<<<<

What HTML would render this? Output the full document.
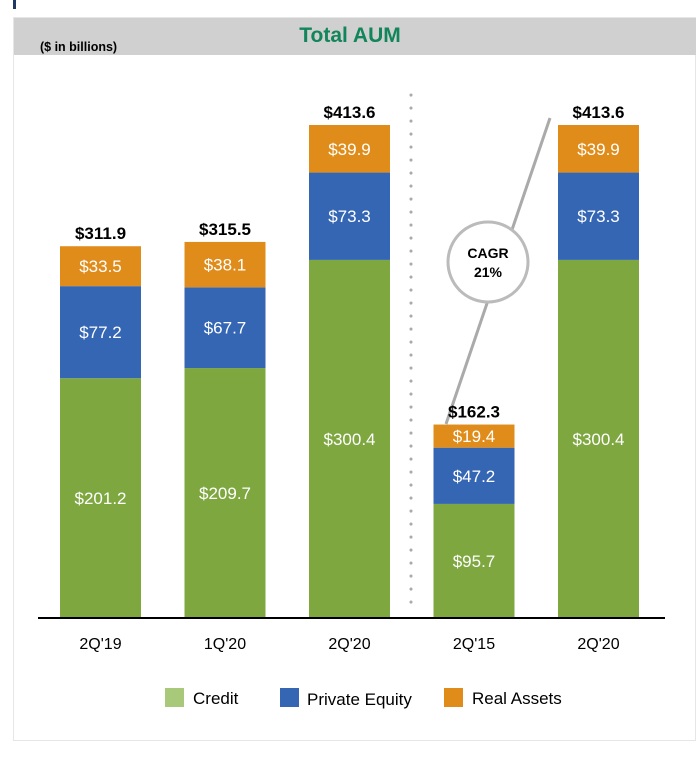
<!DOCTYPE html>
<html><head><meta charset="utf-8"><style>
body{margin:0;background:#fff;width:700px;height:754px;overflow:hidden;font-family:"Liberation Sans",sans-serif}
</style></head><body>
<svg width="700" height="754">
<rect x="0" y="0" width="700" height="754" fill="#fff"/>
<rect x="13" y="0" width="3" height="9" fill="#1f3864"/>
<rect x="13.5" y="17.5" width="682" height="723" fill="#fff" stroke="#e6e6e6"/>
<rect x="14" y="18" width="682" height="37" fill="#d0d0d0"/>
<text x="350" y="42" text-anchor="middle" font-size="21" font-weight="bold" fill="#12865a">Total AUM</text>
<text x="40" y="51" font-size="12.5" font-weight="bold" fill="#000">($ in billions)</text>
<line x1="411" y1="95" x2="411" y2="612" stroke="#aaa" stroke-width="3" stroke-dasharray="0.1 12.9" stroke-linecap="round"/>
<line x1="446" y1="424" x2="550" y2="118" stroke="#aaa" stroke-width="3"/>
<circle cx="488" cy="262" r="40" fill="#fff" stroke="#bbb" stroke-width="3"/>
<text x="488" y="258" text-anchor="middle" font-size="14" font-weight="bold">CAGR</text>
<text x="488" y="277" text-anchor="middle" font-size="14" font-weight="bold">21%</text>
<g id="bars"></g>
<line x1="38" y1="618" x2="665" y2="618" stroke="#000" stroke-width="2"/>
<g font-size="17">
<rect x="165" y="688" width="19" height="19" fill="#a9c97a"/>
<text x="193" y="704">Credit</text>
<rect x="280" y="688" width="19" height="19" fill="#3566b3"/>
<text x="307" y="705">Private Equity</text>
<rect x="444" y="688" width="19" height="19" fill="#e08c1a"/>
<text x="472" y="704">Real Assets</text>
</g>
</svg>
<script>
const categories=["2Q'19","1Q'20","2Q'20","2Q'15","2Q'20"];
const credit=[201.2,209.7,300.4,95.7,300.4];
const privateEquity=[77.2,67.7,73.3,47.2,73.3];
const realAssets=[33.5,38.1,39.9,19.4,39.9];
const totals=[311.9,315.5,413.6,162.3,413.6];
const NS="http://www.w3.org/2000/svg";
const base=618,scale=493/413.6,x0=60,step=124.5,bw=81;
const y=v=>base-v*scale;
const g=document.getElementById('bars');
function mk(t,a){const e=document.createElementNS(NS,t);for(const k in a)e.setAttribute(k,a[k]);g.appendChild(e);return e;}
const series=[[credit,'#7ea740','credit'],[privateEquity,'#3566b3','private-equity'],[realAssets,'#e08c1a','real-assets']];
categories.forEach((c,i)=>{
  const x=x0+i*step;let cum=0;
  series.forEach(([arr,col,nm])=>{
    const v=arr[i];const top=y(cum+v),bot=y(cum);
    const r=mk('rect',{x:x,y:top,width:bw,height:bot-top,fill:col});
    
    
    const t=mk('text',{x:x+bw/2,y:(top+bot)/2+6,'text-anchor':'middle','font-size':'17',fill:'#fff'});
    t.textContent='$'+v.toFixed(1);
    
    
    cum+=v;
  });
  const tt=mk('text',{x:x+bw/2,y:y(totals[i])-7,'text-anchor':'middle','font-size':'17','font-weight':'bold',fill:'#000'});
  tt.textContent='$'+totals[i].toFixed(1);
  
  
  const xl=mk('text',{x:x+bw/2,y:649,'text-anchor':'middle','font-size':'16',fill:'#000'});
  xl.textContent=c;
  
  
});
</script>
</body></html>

>>>>

What you have to do:
Return the listing above unchanged, apart from dropping its pictures.

In response:
What HTML would render this? Output the full document.
<!DOCTYPE html>
<html><head><meta charset="utf-8"><style>
body{margin:0;background:#fff;width:700px;height:754px;overflow:hidden;font-family:"Liberation Sans",sans-serif}
</style></head><body>
<svg width="700" height="754">
<rect x="0" y="0" width="700" height="754" fill="#fff"/>
<rect x="13" y="0" width="3" height="9" fill="#1f3864"/>
<rect x="13.5" y="17.5" width="682" height="723" fill="#fff" stroke="#e6e6e6"/>
<rect x="14" y="18" width="682" height="37" fill="#d0d0d0"/>
<text x="350" y="42" text-anchor="middle" font-size="21" font-weight="bold" fill="#12865a">Total AUM</text>
<text x="40" y="51" font-size="12.5" font-weight="bold" fill="#000">($ in billions)</text>
<line x1="411" y1="95" x2="411" y2="612" stroke="#aaa" stroke-width="3" stroke-dasharray="0.1 12.9" stroke-linecap="round"/>
<line x1="446" y1="424" x2="550" y2="118" stroke="#aaa" stroke-width="3"/>
<circle cx="488" cy="262" r="40" fill="#fff" stroke="#bbb" stroke-width="3"/>
<text x="488" y="258" text-anchor="middle" font-size="14" font-weight="bold">CAGR</text>
<text x="488" y="277" text-anchor="middle" font-size="14" font-weight="bold">21%</text>
<g id="bars"></g>
<line x1="38" y1="618" x2="665" y2="618" stroke="#000" stroke-width="2"/>
<g font-size="17">
<rect x="165" y="688" width="19" height="19" fill="#a9c97a"/>
<text x="193" y="704">Credit</text>
<rect x="280" y="688" width="19" height="19" fill="#3566b3"/>
<text x="307" y="705">Private Equity</text>
<rect x="444" y="688" width="19" height="19" fill="#e08c1a"/>
<text x="472" y="704">Real Assets</text>
</g>
</svg>
<script>
const categories=["2Q'19","1Q'20","2Q'20","2Q'15","2Q'20"];
const credit=[201.2,209.7,300.4,95.7,300.4];
const privateEquity=[77.2,67.7,73.3,47.2,73.3];
const realAssets=[33.5,38.1,39.9,19.4,39.9];
const totals=[311.9,315.5,413.6,162.3,413.6];
const NS="http://www.w3.org/2000/svg";
const base=618,scale=493/413.6,x0=60,step=124.5,bw=81;
const y=v=>base-v*scale;
const g=document.getElementById('bars');
function mk(t,a){const e=document.createElementNS(NS,t);for(const k in a)e.setAttribute(k,a[k]);g.appendChild(e);return e;}
const series=[[credit,'#7ea740','credit'],[privateEquity,'#3566b3','private-equity'],[realAssets,'#e08c1a','real-assets']];
categories.forEach((c,i)=>{
  const x=x0+i*step;let cum=0;
  series.forEach(([arr,col,nm])=>{
    const v=arr[i];const top=y(cum+v),bot=y(cum);
    const r=mk('rect',{x:x,y:top,width:bw,height:bot-top,fill:col});
    
    
    const t=mk('text',{x:x+bw/2,y:(top+bot)/2+6,'text-anchor':'middle','font-size':'17',fill:'#fff'});
    t.textContent='$'+v.toFixed(1);
    
    
    cum+=v;
  });
  const tt=mk('text',{x:x+bw/2,y:y(totals[i])-7,'text-anchor':'middle','font-size':'17','font-weight':'bold',fill:'#000'});
  tt.textContent='$'+totals[i].toFixed(1);
  
  
  const xl=mk('text',{x:x+bw/2,y:649,'text-anchor':'middle','font-size':'16',fill:'#000'});
  xl.textContent=c;
  
  
});
</script>
</body></html>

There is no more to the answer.